Cosmos (book) - Legacy

Legacy

Cosmos became the best-selling science book ever published in the English language. It was only surpassed in the late 1980s by Stephen Hawking's Brief History of Time. Though spurred in part by the popularity of the television series, Cosmos became a best-seller by itself. Cosmos spent 50 weeks on the Publishers Weekly best-seller's list, where it became the first science book to sell more than half a million copies. The book also spent 70 weeks on the New York Times Best Seller list. Cosmos sold more than 900,000 copies while on the best sellers list and continued to sell well for years later, selling around five million copies internationally. Shortly after Cosmos was published, Sagan received a $2 million advance for the novel Contact. This was the largest release given for an unwritten fiction book at the time. The success of Cosmos made Sagan "wealthy as well as famous." It also ushered in a dramatic increase in visibility for science books.
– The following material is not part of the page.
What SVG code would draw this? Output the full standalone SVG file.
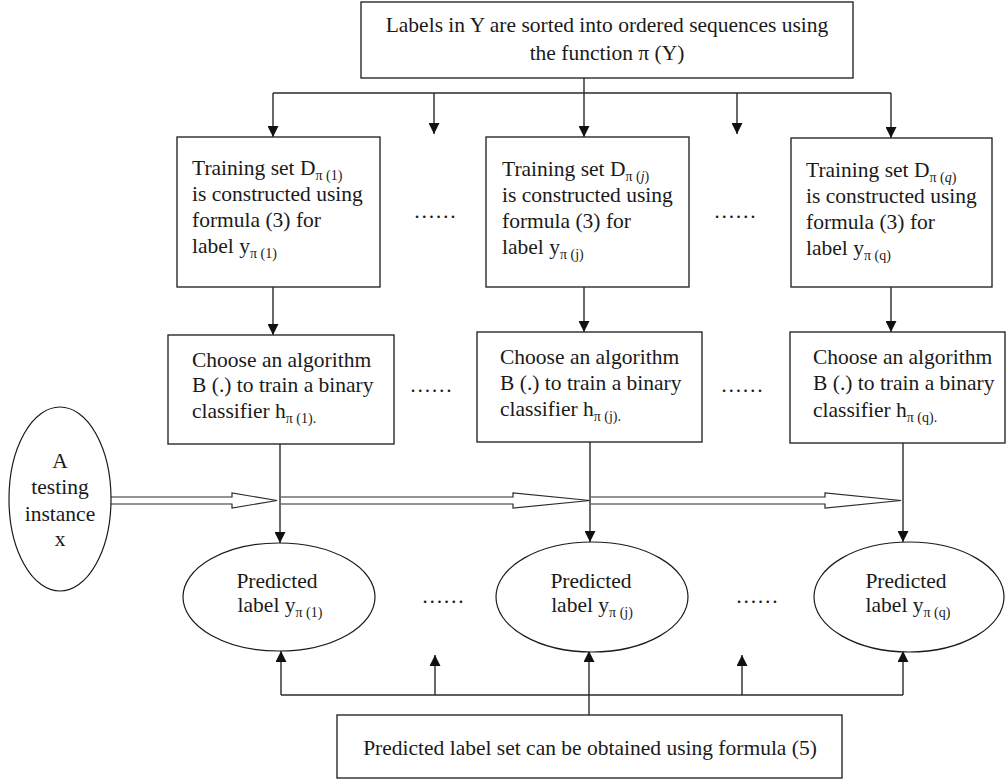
<svg xmlns="http://www.w3.org/2000/svg" width="1008" height="780" viewBox="0 0 1008 780">
  <style>
    .box { fill: #fff; stroke: #2a2a2a; stroke-width: 1.4; }
    .ell { fill: #fff; stroke: #1a1a1a; stroke-width: 1.2; }
    .wire { fill: none; stroke: #2a2a2a; stroke-width: 1.4; }
    .hollow { fill: #fff; stroke: #2a2a2a; stroke-width: 1.2; stroke-linejoin: miter; }
    text { font-family: "Liberation Serif", "Times New Roman", serif; font-size: 21.5px; fill: #1a1a1a; }
    .sub { font-size: 14px; }
    .mid { text-anchor: middle; }
  </style>
  <defs>
    <marker id="tri" viewBox="0 0 10 10" refX="10" refY="5" markerWidth="11" markerHeight="11" markerUnits="userSpaceOnUse" orient="auto">
      <path d="M0,0 L10,5 L0,10 Z" fill="#111"/>
    </marker>
  </defs>

  <!-- connectors -->
  <g id="connectors">
    <!-- fan-out from the sorting box -->
    <line class="wire" x1="584" y1="78" x2="584" y2="93"/>
    <line class="wire" x1="273" y1="93" x2="891" y2="93"/>
    <line class="wire" x1="273" y1="93" x2="273" y2="137" marker-end="url(#tri)"/>
    <line class="wire" x1="434" y1="93" x2="434" y2="134" marker-end="url(#tri)"/>
    <line class="wire" x1="584" y1="93" x2="584" y2="137" marker-end="url(#tri)"/>
    <line class="wire" x1="737" y1="93" x2="737" y2="134" marker-end="url(#tri)"/>
    <line class="wire" x1="891" y1="93" x2="891" y2="138" marker-end="url(#tri)"/>

    <!-- training set to classifier -->
    <line class="wire" x1="273" y1="287" x2="273" y2="335" marker-end="url(#tri)"/>
    <line class="wire" x1="584" y1="287" x2="584" y2="332" marker-end="url(#tri)"/>
    <line class="wire" x1="891" y1="287" x2="891" y2="332" marker-end="url(#tri)"/>

    <!-- classifier to predicted label -->
    <line class="wire" x1="280" y1="444" x2="280" y2="543" marker-end="url(#tri)"/>
    <line class="wire" x1="590" y1="442" x2="590" y2="542" marker-end="url(#tri)"/>
    <line class="wire" x1="903" y1="443" x2="903" y2="542" marker-end="url(#tri)"/>

    <!-- testing instance flow (hollow arrows) -->
    <path class="hollow" d="M110,497 H232 V493 L277,500.5 L232,508 V504 H110"/>
    <path class="hollow" d="M281,497 H513 V493 L590,500.5 L513,508 V504 H281"/>
    <path class="hollow" d="M591,497 H825 V493 L901,500.5 L825,508 V504 H591"/>

    <!-- collection into the final label set -->
    <line class="wire" x1="589" y1="715" x2="589" y2="695"/>
    <line class="wire" x1="281" y1="695" x2="903" y2="695"/>
    <line class="wire" x1="281" y1="695" x2="281" y2="651" marker-end="url(#tri)"/>
    <line class="wire" x1="435" y1="695" x2="435" y2="655" marker-end="url(#tri)"/>
    <line class="wire" x1="589" y1="695" x2="589" y2="651" marker-end="url(#tri)"/>
    <line class="wire" x1="742" y1="695" x2="742" y2="655" marker-end="url(#tri)"/>
    <line class="wire" x1="903" y1="695" x2="903" y2="651" marker-end="url(#tri)"/>
  </g>

  <!-- sorting step -->
  <g id="sort">
    <rect class="box" x="361" y="2" width="492" height="76"/>
    <text class="mid" x="607" y="32">Labels in Y are sorted into ordered sequences using</text>
    <text class="mid" x="607" y="60">the function π (Y)</text>
  </g>

  <!-- training sets -->
  <g id="train1">
    <rect class="box" x="177" y="137" width="203" height="150"/>
    <text x="192" y="175">Training set D<tspan class="sub" dy="5">π (1)</tspan></text>
    <text x="192" y="201">is constructed using</text>
    <text x="192" y="227">formula (3) for</text>
    <text x="192" y="253">label y<tspan class="sub" dy="5">π (1)</tspan></text>
  </g>
  <g id="trainj">
    <rect class="box" x="486" y="137" width="203" height="150"/>
    <text x="502" y="176">Training set D<tspan class="sub" dy="5">π (<tspan font-style="italic">j</tspan>)</tspan></text>
    <text x="502" y="202">is constructed using</text>
    <text x="502" y="228">formula (3) for</text>
    <text x="502" y="254">label y<tspan class="sub" dy="5">π (j)</tspan></text>
  </g>
  <g id="trainq">
    <rect class="box" x="791" y="138" width="201" height="149"/>
    <text x="806" y="177">Training set D<tspan class="sub" dy="5">π (<tspan font-style="italic">q</tspan>)</tspan></text>
    <text x="806" y="203">is constructed using</text>
    <text x="806" y="229">formula (3) for</text>
    <text x="806" y="255">label y<tspan class="sub" dy="5">π (q)</tspan></text>
  </g>
  <g id="gap-top">
    <text class="mid" x="435" y="218">……</text>
    <text class="mid" x="735" y="218">……</text>
  </g>

  <!-- classifiers -->
  <g id="clf1">
    <rect class="box" x="168" y="335" width="226" height="109"/>
    <text x="192" y="367">Choose an algorithm</text>
    <text x="192" y="392">B (.) to train a binary</text>
    <text x="192" y="418">classifier h<tspan class="sub" dy="5">π (1).</tspan></text>
  </g>
  <g id="clfj">
    <rect class="box" x="477" y="332" width="225" height="110"/>
    <text x="500" y="364">Choose an algorithm</text>
    <text x="500" y="390">B (.) to train a binary</text>
    <text x="500" y="416">classifier h<tspan class="sub" dy="5">π (j).</tspan></text>
  </g>
  <g id="clfq">
    <rect class="box" x="790" y="332" width="215" height="111"/>
    <text x="813" y="364">Choose an algorithm</text>
    <text x="813" y="390">B (.) to train a binary</text>
    <text x="813" y="417">classifier h<tspan class="sub" dy="5">π (q).</tspan></text>
  </g>
  <g id="gap-mid">
    <text class="mid" x="431" y="392">……</text>
    <text class="mid" x="742" y="392">……</text>
  </g>

  <!-- testing instance -->
  <g id="instance">
    <ellipse class="ell" cx="60" cy="499" rx="51" ry="92"/>
    <text class="mid" x="60" y="468">A</text>
    <text class="mid" x="60" y="494">testing</text>
    <text class="mid" x="60" y="521">instance</text>
    <text class="mid" x="60" y="546">x</text>
  </g>

  <!-- predicted labels -->
  <g id="pred1">
    <ellipse class="ell" cx="279" cy="597" rx="96" ry="54"/>
    <text class="mid" x="277" y="588">Predicted</text>
    <text class="mid" x="280" y="612">label y<tspan class="sub" dy="5">π (1)</tspan></text>
  </g>
  <g id="predj">
    <ellipse class="ell" cx="592" cy="597" rx="96" ry="55"/>
    <text class="mid" x="591" y="588">Predicted</text>
    <text class="mid" x="592" y="612">label y<tspan class="sub" dy="5">π (j)</tspan></text>
  </g>
  <g id="predq">
    <ellipse class="ell" cx="909" cy="597" rx="95" ry="55"/>
    <text class="mid" x="906" y="588">Predicted</text>
    <text class="mid" x="908" y="612">label y<tspan class="sub" dy="5">π (q)</tspan></text>
  </g>
  <g id="gap-bottom">
    <text class="mid" x="443" y="603">……</text>
    <text class="mid" x="757" y="603">……</text>
  </g>

  <!-- final label set -->
  <g id="result">
    <rect class="box" x="337" y="715" width="505" height="63"/>
    <text class="mid" x="590" y="755">Predicted label set can be obtained using formula (5)</text>
  </g>
</svg>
Science historian Bruce Lewenstein of Cornell University noted that among science books "Cosmos marked the moment that something different was clearly going on."

Lewenstein also noted the power of the book as a recruitment tool. Along with Microbe Hunters and The Double Helix, he described Cosmos as one of the "books that people cite as 'Hey, the reason I'm a scientist is because I read that book'." Particularly in astronomy and physics, he said, the book inspired many people to become scientists.